Here are 5 things you should do with SAP IDOC Interface Design:
- I never use the delivered message type. What do I mean by that? You are implementing an outbound ORDERS interfaces so the standard SAP message type and IDOC type delivered would be ORDERS:ORDERS05. I always immediately configure a new message type. Something as simple as ZORDERS:ORDERS05 but usually something a little more complex like /xstream/orders_web or zorders_web. So you are saying why would you do that when you can just use the standard delivered message. There are a number of really good reasons; 1) You are most likely not the only one that will need to use this interfaces. 2) When enhancing the interfaces which you will most likely need to do you will potentially impact others leveraging it or they will impact you. 3) Most third parties developing integration into SAP for their respective products don’t really know what they are doing and use the standard names and therefore end up impacting your particular integration scenario with their changes. 4) You always have the standard vanilla interface to benchmark against in future development and troubleshooting. 5) You can organize your naming across multiple teams / integrated systems so that message type allows you to quickly see what system is using what transaction. Specifically you want to look at all orders for all integrated systems. You can see this if you name your message types in a smart way. NOTE: Just because you renamed the message type doesn’t mean you have created a custom interface. You have just given it a new logical name. I have had this argument a number of times over the years where Chicken-Little goes running around saying all the integration is custom and we are not using standard SAP interface, not true we are using a standard interface with a new logical name.
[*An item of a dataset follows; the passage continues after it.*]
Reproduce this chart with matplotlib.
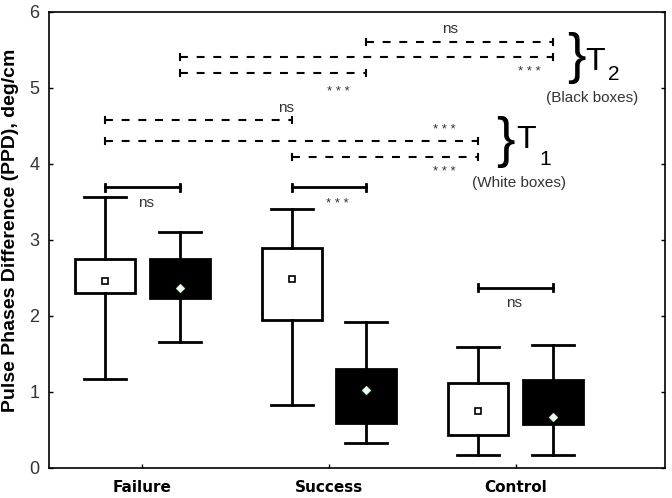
import matplotlib
matplotlib.use("Agg")
import matplotlib.pyplot as plt

plt.rcParams['font.family'] = ['Liberation Sans', 'DejaVu Sans']

groups = ['Failure', 'Success', 'Control']
group_pos = [1, 2, 3]

# T1 (white boxes)
white_mean = [2.46, 2.48, 0.75]
white_lo = [2.30, 1.95, 0.43]
white_hi = [2.745, 2.89, 1.11]
white_wlo = [1.165, 0.83, 0.165]
white_whi = [3.57, 3.41, 1.59]

# T2 (black boxes)
black_mean = [2.37, 1.02, 0.67]
black_lo = [2.23, 0.59, 0.58]
black_hi = [2.75, 1.30, 1.155]
black_wlo = [1.65, 0.32, 0.165]
black_whi = [3.10, 1.92, 1.62]

# brackets: (from, to, y, label, label x, label y, dashed)
brackets = [
    ('W0', 'B0', 3.69, 'ns', 1.02, 3.49, False),
    ('W1', 'B1', 3.69, '* * *', 2.045, 3.47, False),
    ('W2', 'B2', 2.37, 'ns', 2.99, 2.17, False),
    ('W0', 'W1', 4.58, 'ns', 1.77, 4.74, True),
    ('W0', 'W2', 4.30, '* * *', 2.62, 4.44, True),
    ('W1', 'W2', 4.09, '* * *', 2.62, 3.89, True),
    ('B1', 'B2', 5.60, 'ns', 2.65, 5.77, True),
    ('B0', 'B2', 5.41, '* * *', 3.075, 5.21, True),
    ('B0', 'B1', 5.20, '* * *', 2.05, 4.94, True),
]

offset = 0.2
white_pos = [g - offset for g in group_pos]
black_pos = [g + offset for g in group_pos]


def make_stats(mean, lo, hi, wlo, whi):
    stats = []
    for i in range(len(mean)):
        stats.append({'med': mean[i], 'q1': lo[i], 'q3': hi[i],
                      'whislo': wlo[i], 'whishi': whi[i],
                      'mean': mean[i], 'fliers': []})
    return stats


fig = plt.figure(figsize=(6.72, 4.98), dpi=100)
ax = fig.add_axes([0.0729, 0.0608, 0.9167, 0.9152])

common = dict(widths=0.32, capwidths=0.225, patch_artist=True, showmeans=True,
              whiskerprops=dict(color='black', lw=2),
              capprops=dict(color='black', lw=2),
              medianprops=dict(lw=0))

ax.bxp(make_stats(white_mean, white_lo, white_hi, white_wlo, white_whi),
       positions=white_pos,
       boxprops=dict(facecolor='white', edgecolor='black', lw=2),
       meanprops=dict(marker='s', markersize=5, markerfacecolor='white',
                      markeredgecolor='black', markeredgewidth=1.2),
       **common)
ax.bxp(make_stats(black_mean, black_lo, black_hi, black_wlo, black_whi),
       positions=black_pos,
       boxprops=dict(facecolor='black', edgecolor='black', lw=2),
       meanprops=dict(marker='D', markersize=4, markerfacecolor='white',
                      markeredgecolor='#c8f5c8', markeredgewidth=0.8),
       **common)

pos = {}
for i in range(3):
    pos['W%d' % i] = white_pos[i]
    pos['B%d' % i] = black_pos[i]

for a, b, y, label, lx, ly, dashed in brackets:
    x0, x1 = pos[a], pos[b]
    if dashed:
        ax.plot([x0, x1], [y, y], color='black', lw=1.5,
                linestyle=(0, (3.8, 4.2)))
        h = 0.04
        ax.plot([x0, x0], [y - h, y + h], color='black', lw=1.5)
        ax.plot([x1, x1], [y - h, y + h], color='black', lw=1.5)
    else:
        ax.plot([x0, x1], [y, y], color='black', lw=2)
        h = 0.05
        ax.plot([x0, x0], [y - h, y + h], color='black', lw=2)
        ax.plot([x1, x1], [y - h, y + h], color='black', lw=2)
    if label == 'ns':
        ax.text(lx, ly, label, ha='center', va='center', fontsize=11,
                color='#333333')
    else:
        ax.text(lx, ly, label, ha='center', va='center', fontsize=9.5,
                color='#333333')

# group annotations
ax.text(3.327, 5.40, '}', ha='center', va='center', fontsize=40)
ax.text(3.375, 5.24, 'T', ha='left', va='baseline', fontsize=23)
ax.text(3.493, 5.11, '2', ha='left', va='baseline', fontsize=15)
ax.text(3.407, 4.87, '(Black boxes)', ha='center', va='center', fontsize=11,
        color='#333333')

ax.text(2.946, 4.29, '}', ha='center', va='center', fontsize=40)
ax.text(3.005, 4.21, 'T', ha='left', va='baseline', fontsize=23)
ax.text(3.129, 3.99, '1', ha='left', va='baseline', fontsize=15)
ax.text(3.02, 3.75, '(White boxes)', ha='center', va='center', fontsize=11,
        color='#333333')

ax.set_xlim(0.5, 3.8)
ax.set_ylim(0, 6)
ax.set_xticks(group_pos)
ax.set_xticklabels(groups, fontsize=11, fontweight='bold', family='DejaVu Sans')
ax.set_yticks([0, 1, 2, 3, 4, 5, 6])
ax.set_yticklabels(['0', '1', '2', '3', '4', '5', '6'], fontsize=13,
                   color='#333333')
ax.tick_params(direction='in', length=3, width=1, right=True, pad=7)
ax.tick_params(axis='x', pad=9)
ax.set_ylabel('Pulse Phases Difference (PPD), deg/cm', fontsize=14,
              fontweight='bold')
ax.yaxis.set_label_coords(-0.048, 0.52)
for s in ax.spines.values():
    s.set_linewidth(1.2)

fig.savefig('out.png', dpi=100)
- If you enhance an inbound or outbound processing routine WE41 and WE42 (even if you just implemented a user exit) create a new process code, even if it is not required. Again good reasons for this; 1) Allows you to keep your processing isolated from other processing. 2) It is an immediate clue to support teams that something non standard is not running. 3) If you do modify processing as a result of your change you can always flip back to the standard to look at how the standard code behaves.
- Never use immediate processing on partner profile WE20 in production. EVER!!! (I could write a book on all the bad things that can and will happen)
- When enhancing inbound IDOC interfaces use pre and post processing wrapper around standard processing routine when possible instead of enhancements or exits. When an IDOC is posted or created via Change Pointers or Message Control they are typically processed through standard function. These functions often have built in exits and many enhancement points that allow you to modify standard IDOC processing. There are cases where these exits and enhancement points are required and the logical choice for implementing your specific change. However in my experience I have found that wrapping a standard function with a wrapper function usually can get the job done. Why do I like wrappers better? Because they are easier to find and trouble shoot. The processing is either before or after entering the standard processing function and is contained to one place. I have seen instances where 3 plus exits / enhancements have been implemented and causing issues. Digging though the code to find the custom code causing the issue can be very time consuming. Again there are some things where a wrapper just will not work, in those consider wrapping the function and using it to document the specific exits / enhancements you are using, because 5 years after you write your enhancement the poor support guy following in your foot steps will never be able to find the documentation you created and saved in Solution Manager. Technically you most likely can not find the documentation you created and saved in solution manager.
- Unless you are sending sensitive data, you have unimaginable data volumes, or you are implementing a standard IDOC scenario that generates a ton of segment data that you just don’t need, avoid using IDOC filter techniques. Specifically IDOC message reduction, IDOC segment filters, and IDOC views. 20 years ago these features where important to control network volume and storage volume. Today both network traffic and storage load are pretty insignificant when designed correctly and just make your life more difficult when maintaining the interface. Most IDOCs go through a middleware tool, the mapping layer is often a natural IDOC filter to map only the data you need. If you apply filters upstream of middleware and then someone requests some of the data that was filtered upstream you have to make 2 changes. You need to unfilter the data then you have to update the mapping. Again only place I apply filters today is with sensitive data that I do not need in mapping and would prefer not to expose in the middleware layer. BTW I have most likely said the opposite in previously published documents 10-15 years ago, that is because 10-15 years ago IDOC load was a real factor on overall system load.
One more thing to consider. Pick the right technology for your integration. There are so many approaches that can be used to integrate with SAP. In almost all cases a file based interface is the wrong choice, the problems they create from a support perspective are huge. If you require an Asynchronous feed you need to consider IDOCs or PROXY’s. If you require Synchronous communication you can consider direct RFC, BAPI, Web Services, or SAP Gateway O-Data Services. Each SAP integration technology has their strengths and weaknesses so pick the one that best fits your requirements and your overall infrastructure strategy.